Another popular material in jewellery making is silk – either part of the beads or the band. Silk is considered non-vegan as the content is a fibre that is spun by silkworms. The worms form cocoons during their pupal stage before becoming moths and are when the silk is harvested. One reason why vegans do not wear silk is that the cocoons are put into boiling water for the material to be obtained, evidently killing the worms. Although some methods do not result in an animal’s death, such as letting the silkworm come out of their shell naturally, many do not want to exploit the animal. Also, according to the 2017 Pulse of Fashion Industry Report (sourced from Plant Based News), silk is found to be, after cow leather, the ‘second most polluting material for cradle-to-gate impact’ (from material extraction to reaching the consumer). Fortunately, there are vegan alternatives made from viscose, polymer, nylon, to milkweed seed pod fibres, silk-cotton tree, ceiba tree filaments and rayon.
Are Pearls Vegan?
A popular bead used in many necklaces, earrings and bracelets, the stone is produced by molluscs like oysters, clams and mussels, as a result of a defence mechanism against any invasive irritants or parasites. The oyster secretes layers of a crystalline substance called nacre, which coats the irritant and makes it harmless. Although some pearls are formed naturally – which is quite rare – the stone is instead harvested by a method called ‘culturing’. This method involves forcing an irritant into a live molluscs’ shell, by prying it open, to form the pearl. The oysters are also subjected to many stressors to have them produce more nacre. All of these methods can kill the creatures or are put under more duress to create more pearls. Once again, there are alternatives to the precious stone with synthetic beads that are widely available, and high-quality options can have a similar look and feel to the real thing.
An elephant necklace is a symbol of good luck and fortune. However, a lot of jewellery is made from either elephant leather or their hair. Although some ethical jewellery makers will collect the hair that naturally fell off the animal, most manufacturers will kill the animal or forcefully pluck the hairs out of the end of the tail. Earrings, bracelets, pins and pendants made out of ivory is quite popular due to the material’s smooth feel and comfort when wearing it. Elephants have always been poached or culled for their dung, skin, and their tusks being the most popular item as it contains the ivory.
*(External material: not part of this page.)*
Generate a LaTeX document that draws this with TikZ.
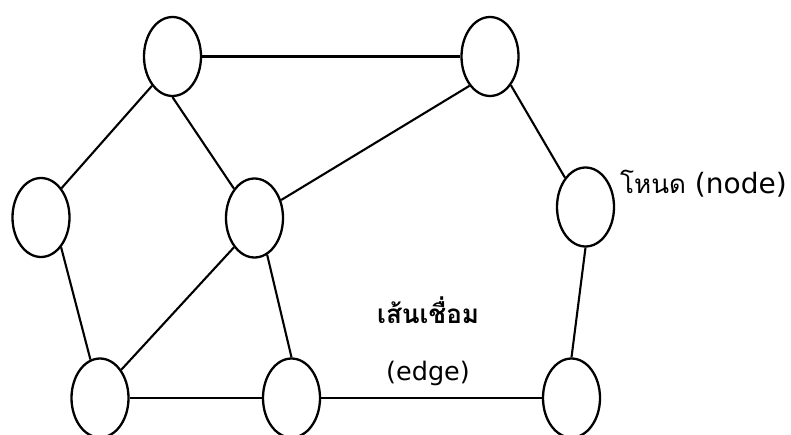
\documentclass[tikz,border=0pt]{standalone}
\usepackage{fontspec}
\newfontfamily\thaifont[Script=Thai]{Loma}
\newfontfamily\latfont{DejaVu Sans}
\usetikzlibrary{shapes.geometric}
\begin{document}
\begin{tikzpicture}[x=1pt,y=-1pt,
  vtx/.style={draw,ellipse,line width=2.3pt,minimum width=57pt,minimum height=79pt,inner sep=0pt,fill=white},
  edg/.style={line width=2.1pt},
  lbl/.style={inner sep=0pt,anchor=base west}]
\useasboundingbox (0,0) rectangle (791,435);
\node[vtx] (tl) at (172.5,56.5) {};
\node[vtx] (tr) at (490,56.5) {};
\node[vtx] (l) at (41,217.5) {};
\node[vtx] (m) at (254.5,218) {};
\node[vtx] (r) at (585.5,207) {};
\node[vtx] (bl) at (100,398) {};
\node[vtx] (bm) at (291.5,398) {};
\node[vtx] (br) at (571.5,398) {};
\draw[edg] (tl.east) -- (tr.west);
\draw[edg] (tl.-125) -- (l.55);
\draw[edg] (tl.south) -- (m.125);
\draw[edg] (tr.-125) -- (m.34);
\draw[edg] (tr.-54) -- (r.125);
\draw[edg] (l.-56) -- (bl.104);
\draw[edg] (m.-125) -- (bl.53);
\draw[edg] (m.-71) -- (bm.north);
\draw[edg] (bl.east) -- (bm.west);
\draw[edg] (bm.east) -- (br.west);
\draw[edg] (r.south) -- (br.north);
\node[lbl] (t1) at (620,194) {{\thaifont\fontsize{26}{30}\selectfont โหนด}\hspace{9pt}{\latfont\fontsize{28}{32}\selectfont (node)}};
\node[lbl,font=\thaifont\bfseries\fontsize{26}{30}\selectfont] (t2) at (377,323) {เส้นเชื่อม};
\node[lbl,font=\latfont\fontsize{25.5}{30}\selectfont] (t3) at (386,380) {(edge)};
\end{tikzpicture}
\end{document}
So, other than not wanting to exploit the animal, vegans fray from buying accessories made from them as well.
Some manufacturers may also incorporate bones, shells, corals, feathers, teeth, horns and fur into their accessories as well. All that can be derived from animals and are mainly used for aesthetic purposes – jewellery made out of these are called ‘natural jewellery’. There are plenty of alternatives where animals are not used. Some manufacturers do use animal fur or ashes for memorial purposes such as making a bracelet in memory of an animal that passed away.
Why Wear Vegan Jewellery?
As you can see, animals are used in many different ways in the jewellery making industry. Wearing jewellery made free from animals, that are made sustainably will not only help out the environment but will so save thousands of animals from being subjected to harm. The growing trend in veganism and the increasing concern for the environment is making people more aware of what they buy and use. And fortunately, many companies are either changing their ways or are starting-up that cater to the movement.